A van arrived at 11am and 2 very strong looking men got out and said they had a worktop delivery! Low and behold my beautiful perfect quartz worktops had arrived and were exactly like the picture and exactly what I wanted! And the best bit was they cost me £700 for both. Think back to the £7000 quote I got! After the first failed attempt at buying the quartz I am so glad I bought from the safety or Ebay and paid with Paypal, as a buyer I was fully protected!
When I have a kitchen installed I have always have my own fitter so that has meant I have been able to source appliances and worktops myself so have been able to shop around and save money as many kitchen companies will not fit worktops , sinks and appliances unless you buy with them and for this you can pay a premium price. A skilled kitchen fitter will also be able to cut granite / quartz and have a diamond water cutter so before I new it the worktops were cut and fitted! This stuff is so tough I love the fact you can put hot pans straight out of the Aga straight on it and it doesn’t stain or mark.
I had decided to still have a bit of oak on our island as this would be a fab baking space so bought the original premium grade work top I had bought on project one! After my last fail I was not going to risk anything. So I bought the exact grade of worktop we had on project one and it’s been fab!
I have a small but perfectly formed laundry room and in both project one and three I used real oak and regretted it immediately. It really marks and my beloved husband left blue rings on the oak from the washing liquid bottle lid we used to use (before we switched to powder in a plastic bottle to save the planet!) Basically, it’s just not suitable. So I found some Oak looking laminate worktop and had that fitted so it doesn’t mark and it looks like its real oak. If find that much more practical for the laundry room space. And i added my super cute baby sink.
Care of Oak Worktops:
I have had loads of questions about the care of oak worktops. Really with the current work top and the first I have had no issues apart from I would not recommend having a sunk in sink as I did on project one as the edge of the oak went a bit slimy , I recommend a sink with a drainer.
To protect my oak I use Top Oil and the matt finish. Apply with a simple J cloth and rub into the wood. Leave for about an hour and repeat – in total I oiled it 3 times. Obviously avoid putting red hot pans direct to the wood as it can burn the top and if you do slop something on it just wipe it off quickly. Mine is still as good as the day it was installed 15 months ago. That’s definitely down to the grade of the oak.
As I have already said the cheap awful oak marked very easily and never seemed to take in the oil.
If you have oak worktops now and they are looking a bit tired I would recommend giving them a light sand and try applying the top oil , its amazing stuff. They say you should oil at least once a year to help protect the wood.
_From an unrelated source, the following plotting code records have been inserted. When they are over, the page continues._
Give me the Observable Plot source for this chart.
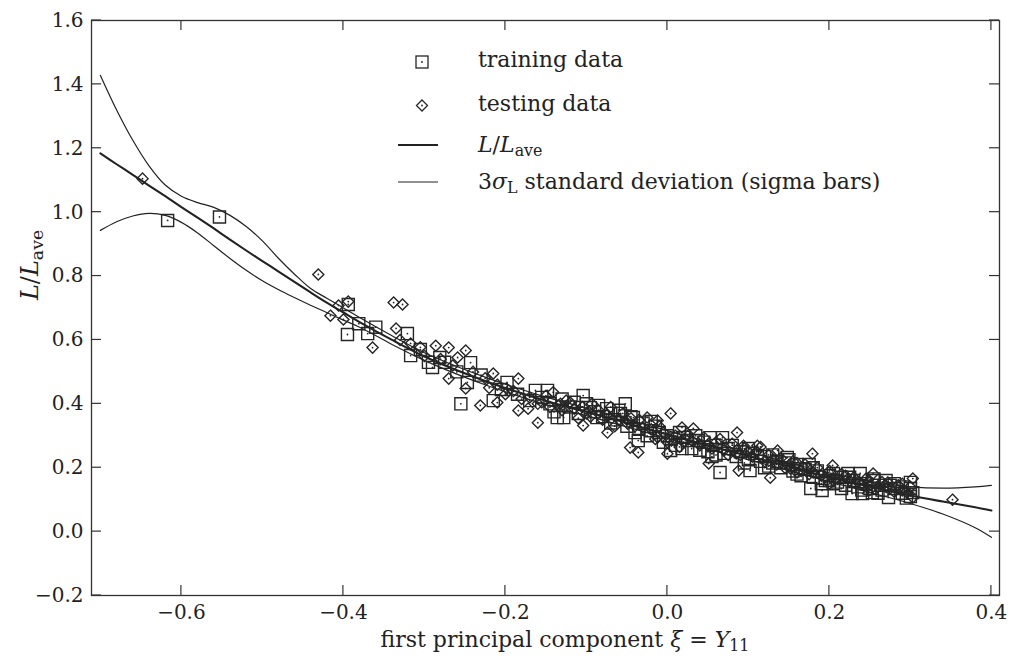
<!DOCTYPE html>
<html><head><meta charset="utf-8">
<script src="https://cdn.jsdelivr.net/npm/d3@7"></script>
<script src="https://cdn.jsdelivr.net/npm/@observablehq/plot@0.6"></script>
<style>
body{margin:0;background:#fff;}
#wrap{position:relative;width:1016px;height:666px;}
#ov{position:absolute;left:0;top:0;pointer-events:none;}
</style></head><body><div id="wrap"></div>
<script>
// x ticks / y ticks
const xTicks = [-0.6, -0.4, -0.2, 0.0, 0.2, 0.4];
const yTicks = [-0.2, 0.0, 0.2, 0.4, 0.6, 0.8, 1.0, 1.2, 1.4, 1.6];
const xDomain = [-0.711, 0.41];
const yDomain = [-0.2, 1.6];

// curve abscissae
const curveX = [-0.70,-0.68,-0.66,-0.64,-0.62,-0.60,-0.58,-0.56,-0.54,-0.52,-0.50,-0.48,-0.46,-0.44,-0.42,-0.40,-0.38,-0.34,-0.30,-0.26,-0.22,-0.18,-0.14,-0.10,-0.06,-0.02,0.02,0.06,0.10,0.14,0.18,0.22,0.26,0.30,0.34,0.38,0.40];
// L/L_ave mean line
const meanL = [1.184,1.150,1.117,1.083,1.050,1.016,0.983,0.949,0.914,0.880,0.847,0.814,0.781,0.748,0.716,0.686,0.656,0.600,0.548,0.505,0.467,0.433,0.402,0.375,0.347,0.318,0.290,0.263,0.237,0.210,0.183,0.158,0.135,0.113,0.094,0.076,0.066];
// upper 3 sigma
const upperL = [1.428,1.320,1.225,1.145,1.085,1.050,1.030,1.015,0.990,0.955,0.910,0.855,0.805,0.760,0.730,0.700,0.670,0.613,0.560,0.517,0.479,0.445,0.414,0.387,0.359,0.330,0.302,0.275,0.249,0.222,0.196,0.172,0.153,0.140,0.136,0.140,0.145];
// lower 3 sigma
const lowerL = [0.943,0.970,0.988,0.996,0.990,0.968,0.935,0.895,0.855,0.818,0.785,0.757,0.732,0.708,0.685,0.662,0.640,0.586,0.536,0.493,0.455,0.421,0.390,0.363,0.335,0.306,0.278,0.251,0.225,0.198,0.170,0.143,0.116,0.088,0.055,0.012,-0.018];

// training data [xi, L/Lave]
const trainingData = [
[-0.617,0.974],[-0.553,0.985],
[-0.394,0.711],[-0.381,0.651],[-0.395,0.617],[-0.321,0.62],[-0.317,0.551],
[-0.290,0.514],[-0.281,0.545],[-0.243,0.529],[-0.247,0.467],[-0.255,0.40],[-0.215,0.41],[-0.198,0.467],[-0.163,0.442],[-0.148,0.442],[-0.136,0.357],[-0.295,0.53],
[-0.104,0.426],[-0.052,0.40],[-0.058,0.37],[-0.070,0.37],[-0.128,0.357],[-0.042,0.357],[-0.036,0.285],[0.004,0.254],[0.018,0.26],[-0.021,0.316],[-0.095,0.388],[-0.087,0.357],
[0.065,0.185],[0.068,0.294],[0.053,0.294],[0.111,0.238],[0.148,0.232],[0.102,0.191],[0.177,0.135],[0.191,0.129],[0.205,0.182],[0.164,0.197],[0.038,0.285],
[0.228,0.119],[0.241,0.119],[0.253,0.122],[0.223,0.182],[0.238,0.182],[0.273,0.107],[0.30,0.154],[0.303,0.122],[0.205,0.15],[0.254,0.16],
[-0.305,0.57],[-0.275,0.53],[-0.26,0.50],[-0.23,0.49],[-0.205,0.445],[-0.185,0.43],[-0.36,0.64],[-0.37,0.62],
[-0.12,0.39],[-0.11,0.37],[-0.10,0.40],[-0.09,0.375],[-0.08,0.36],[-0.075,0.385],[-0.065,0.35],[-0.06,0.38],[-0.05,0.33],[-0.045,0.36],[-0.03,0.34],[-0.025,0.30],[-0.015,0.33],[-0.01,0.31],[-0.005,0.28],[0.0,0.30],[0.01,0.27],[0.015,0.31],[0.025,0.285],[0.03,0.26],[0.045,0.28],[0.05,0.25],[0.06,0.27],[0.07,0.245],[0.075,0.26],[0.085,0.235],[0.09,0.25],[0.10,0.225],[0.105,0.245],[0.115,0.22],[0.12,0.235],[0.125,0.205],[0.135,0.22],[0.14,0.20],[0.145,0.215],[0.155,0.19],[0.16,0.21],[0.165,0.175],[0.17,0.195],[0.18,0.17],[0.185,0.19],[0.195,0.16],[0.20,0.175],[0.21,0.155],[0.215,0.17],[0.22,0.145],[0.23,0.16],[0.235,0.14],[0.245,0.15],[0.25,0.135],[0.26,0.145],[0.265,0.13],[0.28,0.135],[0.29,0.12],[0.30,0.135],[0.30,0.11],[-0.17,0.41],[-0.155,0.42],[-0.145,0.40],[-0.13,0.415],[-0.085,0.395],[-0.035,0.32],[0.035,0.30],[0.055,0.235],[0.095,0.215],[0.13,0.24],[0.175,0.21],[0.19,0.15],[0.255,0.165],[0.275,0.145],
[-0.14,0.375],[-0.115,0.405],[-0.07,0.34],[-0.04,0.31],[-0.02,0.345],[0.005,0.29],[0.02,0.295],[0.04,0.255],[0.06,0.24],[0.08,0.27],[0.1,0.26],[0.12,0.20],[0.13,0.215],[0.15,0.225],[0.16,0.18],[0.18,0.20],[0.2,0.16],[0.215,0.135],[0.225,0.17],[0.24,0.13],[0.26,0.12],[0.28,0.15],[0.29,0.14],[0.295,0.105],[0.27,0.16]
];

// testing data [xi, L/Lave]
const testingData = [
[-0.648,1.105],[-0.431,0.805],[-0.338,0.717],[-0.327,0.711],[-0.406,0.708],[-0.394,0.72],[-0.416,0.676],[-0.40,0.664],[-0.364,0.576],[-0.335,0.636],[-0.33,0.60],
[-0.286,0.582],[-0.270,0.576],[-0.249,0.567],[-0.317,0.589],[-0.305,0.577],[-0.259,0.545],[-0.270,0.479],[-0.249,0.448],[-0.231,0.395],[-0.210,0.404],[-0.215,0.495],[-0.184,0.479],[-0.196,0.442],[-0.184,0.379],[-0.160,0.341],[-0.141,0.436],[-0.172,0.385],
[-0.120,0.404],[-0.093,0.40],[-0.104,0.332],[-0.074,0.31],[-0.049,0.338],[-0.025,0.357],[-0.012,0.348],[0.004,0.37],[-0.046,0.263],[-0.036,0.248],[0.0,0.244],[0.018,0.326],[0.032,0.323],[-0.012,0.295],[-0.132,0.40],
[0.086,0.31],[0.051,0.213],[0.088,0.191],[0.136,0.254],[0.179,0.244],[0.204,0.207],[0.094,0.269],[0.111,0.269],[0.152,0.197],[0.127,0.169],
[0.254,0.182],[0.272,0.154],[0.290,0.129],[0.303,0.166],[0.303,0.107],[0.352,0.10],
[-0.30,0.55],[-0.28,0.54],[-0.265,0.52],[-0.24,0.50],[-0.225,0.48],[-0.21,0.46],
[-0.17,0.42],[-0.16,0.40],[-0.15,0.425],[-0.13,0.38],[-0.125,0.41],[-0.115,0.385],[-0.105,0.39],[-0.095,0.36],[-0.085,0.38],[-0.08,0.35],[-0.07,0.39],[-0.06,0.35],[-0.055,0.37],[-0.04,0.33],[-0.035,0.35],[-0.02,0.32],[-0.015,0.29],[-0.005,0.31],[0.005,0.285],[0.01,0.30],[0.02,0.28],[0.025,0.30],[0.04,0.27],[0.045,0.295],[0.055,0.26],[0.06,0.28],[0.07,0.255],[0.08,0.275],[0.085,0.245],[0.095,0.26],[0.105,0.235],[0.11,0.25],[0.12,0.22],[0.125,0.24],[0.135,0.21],[0.14,0.23],[0.15,0.205],[0.155,0.22],[0.165,0.19],[0.17,0.21],[0.175,0.18],[0.185,0.2],[0.19,0.175],[0.20,0.19],[0.21,0.165],[0.215,0.18],[0.225,0.16],[0.23,0.17],[0.24,0.15],[0.245,0.165],[0.26,0.14],[0.265,0.155],[0.275,0.135],[0.285,0.145],[0.295,0.125],[0.30,0.14],[-0.22,0.45],[-0.20,0.43],[-0.19,0.44],[-0.18,0.415],[-0.145,0.39],[-0.11,0.355],[-0.065,0.33],[-0.045,0.355],[0.015,0.265],[0.065,0.29],[0.115,0.265],[0.16,0.185],[0.2,0.15],[0.25,0.13],
[-0.155,0.405],[-0.135,0.395],[-0.1,0.37],[-0.075,0.365],[-0.05,0.35],[-0.03,0.325],[-0.01,0.33],[0.0,0.28],[0.03,0.285],[0.05,0.27],[0.075,0.24],[0.09,0.24],[0.1,0.25],[0.13,0.225],[0.145,0.2],[0.16,0.215],[0.18,0.185],[0.195,0.17],[0.205,0.16],[0.22,0.175],[0.235,0.155],[0.25,0.145],[0.27,0.14],[0.28,0.125],[0.29,0.15]
];

const legendLabels = ["training data", "testing data", "L/L_ave", "3σ_L standard deviation (sigma bars)"];

const curves = curveX.map((x, i) => ({x, mean: meanL[i], upper: upperL[i], lower: lowerL[i]}));
const ink = "#222";
const mk = "#262626";
const fmt = d3.format(".1f");
const W = 1016, H = 666, mT = 20, mB = 71, mL = 91, mR = 17, tick = 10;

const chart = Plot.plot({
  width: W, height: H,
  marginTop: mT, marginBottom: mB, marginLeft: mL, marginRight: mR,
  style: {fontFamily: "'DejaVu Serif', serif", fontSize: "20px", color: ink, background: "#fff", overflow: "visible"},
  x: {domain: xDomain},
  y: {domain: yDomain},
  marks: [
    Plot.line(curves, {x: "x", y: "upper", stroke: ink, strokeWidth: 1.2, curve: "catmull-rom"}),
    Plot.line(curves, {x: "x", y: "lower", stroke: ink, strokeWidth: 1.2, curve: "catmull-rom"}),
    Plot.line(curves, {x: "x", y: "mean", stroke: ink, strokeWidth: 2.1, curve: "catmull-rom"}),
    Plot.dot(trainingData, {x: d => d[0], y: d => d[1], symbol: "square", r: 6.8, stroke: mk, strokeWidth: 1.4, fill: "none"}),
    Plot.dot(trainingData, {x: d => d[0], y: d => d[1], r: 0.9, fill: mk, stroke: null}),
    Plot.dot(testingData, {x: d => d[0], y: d => d[1], symbol: "diamond2", r: 5, stroke: mk, strokeWidth: 1.4, fill: "none"}),
    Plot.dot(testingData, {x: d => d[0], y: d => d[1], r: 0.9, fill: mk, stroke: null}),
    Plot.frame({stroke: "#333", strokeWidth: 1.3}),
    Plot.axisX(xTicks, {anchor: "bottom", tickSize: 0, tickPadding: 9, tickFormat: fmt, label: null}),
    Plot.axisY(yTicks, {anchor: "left", tickSize: 0, tickPadding: 8, tickFormat: fmt, label: null})
  ]
});
const wrap = document.getElementById("wrap");
wrap.appendChild(chart);

// overlay: inward ticks (positioned with the chart's own scales), legend, axis titles
const sx = chart.scale("x"), sy = chart.scale("y");
const NS = "http://www.w3.org/2000/svg";
const ov = document.createElementNS(NS, "svg");
ov.setAttribute("id", "ov");
ov.setAttribute("width", W); ov.setAttribute("height", H);
ov.setAttribute("font-family", "'DejaVu Serif', serif");
ov.setAttribute("fill", ink);
wrap.appendChild(ov);

function el(tag, attrs, parent) {
  const e = document.createElementNS(NS, tag);
  for (const k in attrs) e.setAttribute(k, attrs[k]);
  (parent || ov).appendChild(e);
  return e;
}
function rich(parent, parts) {
  for (const [t, s] of parts) {
    const ts = el("tspan", {}, parent);
    ts.textContent = t;
    if (s === "i") ts.setAttribute("font-style", "italic");
    if (s === "sub") { ts.setAttribute("baseline-shift", "-28%"); ts.setAttribute("font-size", "0.72em"); }
  }
}

// ticks on all four sides, pointing inward
const x0 = sx.apply(xDomain[0]), x1 = sx.apply(xDomain[1]);
const y0 = sy.apply(yDomain[0]), y1 = sy.apply(yDomain[1]);
const tk = {stroke: "#333", "stroke-width": 1.2};
for (const t of xTicks) {
  const px = sx.apply(t);
  el("line", {x1: px, x2: px, y1: y0, y2: y0 - tick, ...tk});
  el("line", {x1: px, x2: px, y1: y1, y2: y1 + tick, ...tk});
}
for (const t of yTicks) {
  const py = sy.apply(t);
  el("line", {x1: x0, x2: x0 + tick, y1: py, y2: py, ...tk});
  el("line", {x1: x1, x2: x1 - tick, y1: py, y2: py, ...tk});
}

// legend symbols
const lx = 422;
el("rect", {x: lx - 6, y: 56, width: 12, height: 12, fill: "none", stroke: mk, "stroke-width": 1.3});
el("circle", {cx: lx, cy: 62, r: 0.9, fill: mk});
el("path", {d: `M${lx},${100} L${lx + 5.5},${105.5} L${lx},${111} L${lx - 5.5},${105.5} Z`, fill: "none", stroke: mk, "stroke-width": 1.3});
el("circle", {cx: lx, cy: 105.5, r: 0.9, fill: mk});
el("line", {x1: 398, x2: 438, y1: 145, y2: 145, stroke: ink, "stroke-width": 2.1});
el("line", {x1: 398, x2: 438, y1: 182, y2: 182, stroke: ink, "stroke-width": 1.2});

const t1 = el("text", {x: 478, y: 67, "font-size": 22}); t1.textContent = legendLabels[0];
const t2 = el("text", {x: 478, y: 111, "font-size": 22}); t2.textContent = legendLabels[1];
const t3 = el("text", {x: 478, y: 152, "font-size": 22});
rich(t3, [["L", "i"], ["/", ""], ["L", "i"], ["ave", "sub"]]);
const t4 = el("text", {x: 478, y: 189, "font-size": 22});
rich(t4, [["3", ""], ["σ", "i"], ["L", "sub"], [" standard deviation (sigma bars)", ""]]);

// x label
const xl = el("text", {x: 565, y: 647, "font-size": 22, "text-anchor": "middle"});
rich(xl, [["first principal component ", ""], ["ξ", "i"], [" = ", ""], ["Y", "i"], ["11", "sub"]]);
// y label
const yl = el("text", {transform: "translate(38,265) rotate(-90)", "font-size": 24, "text-anchor": "middle"});
rich(yl, [["L", "i"], ["/", ""], ["L", "i"], ["ave", "sub"]]);
</script></body></html>
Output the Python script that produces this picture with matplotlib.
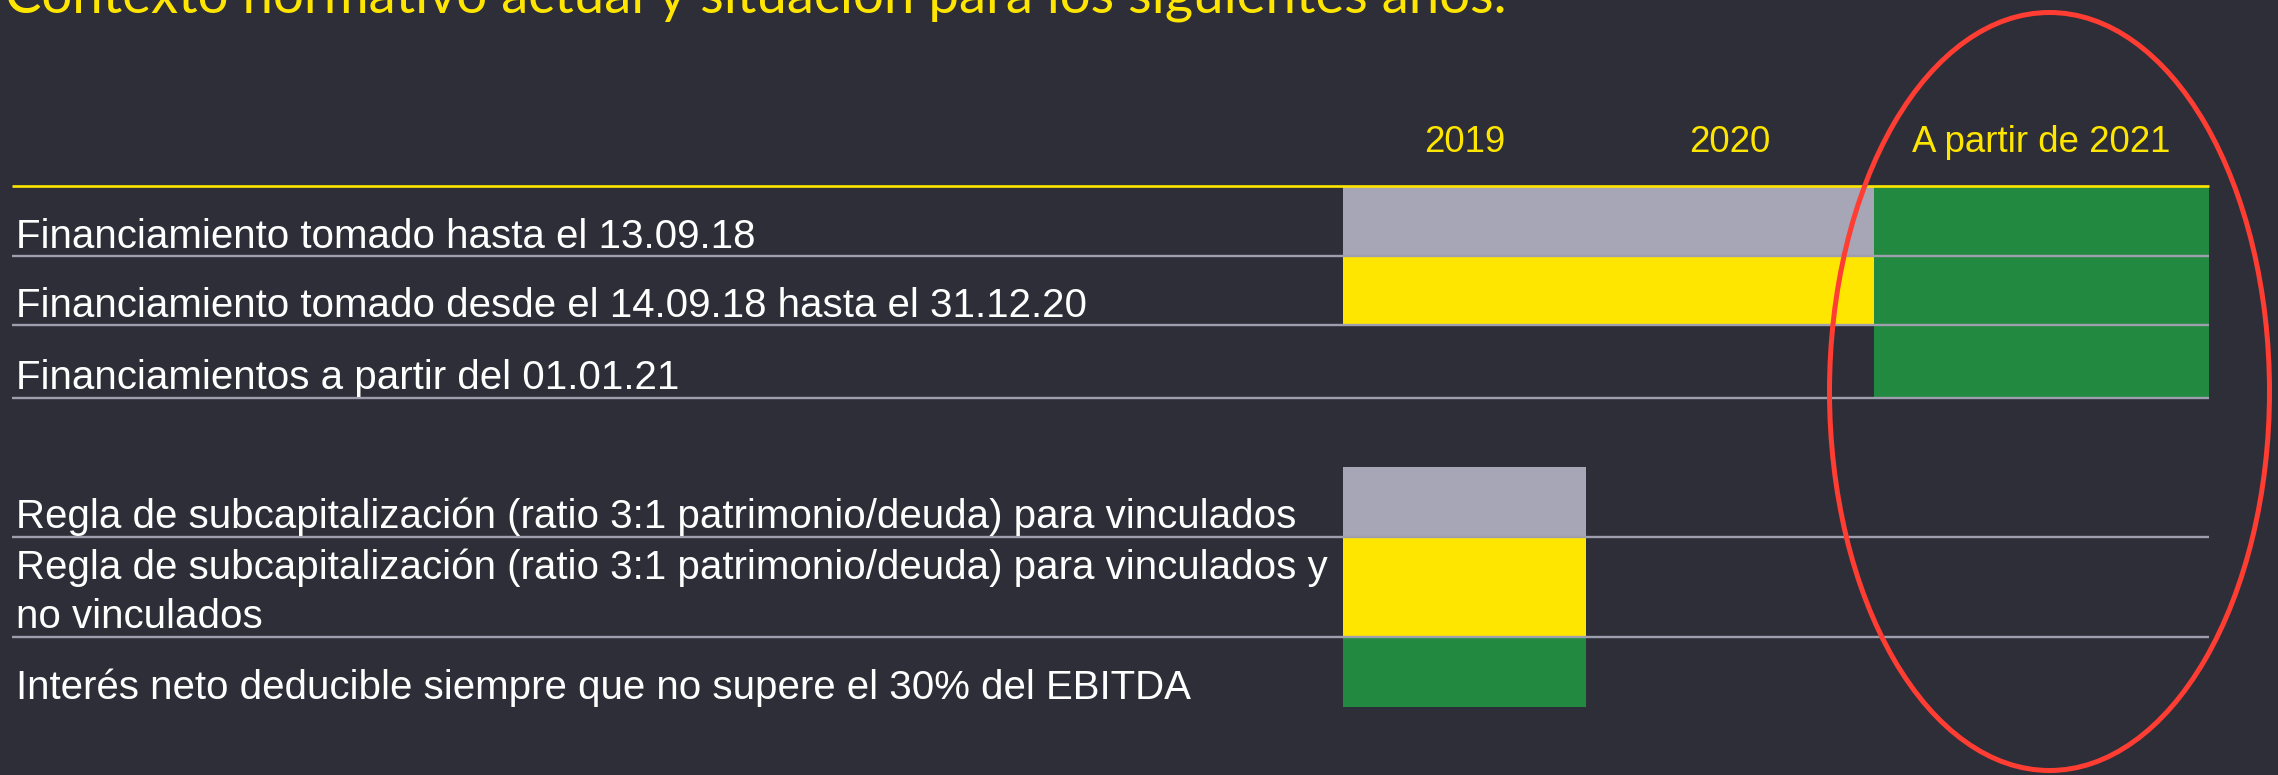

Of course, the beauty of oak is that if you do make a real mess like a big stain or a burn, you can always sand it right back to get rid of the stain.
Care of Quartz:
Well no care needed really as the stuff is as hard as nails! Mine is next to the hot Aga and so far it has not marked and is as the day it was fitted. It doesn’t stain apart from tea stains near the kettle and currently I use a bit of cif to clean it.
I hope that was of some help if you have been thinking of choosing oak or quartz worktops. I’m super pleased with my quartz and will be buying the same on the next project, the kitchen will be different but I’m sticking with this super strong quartz!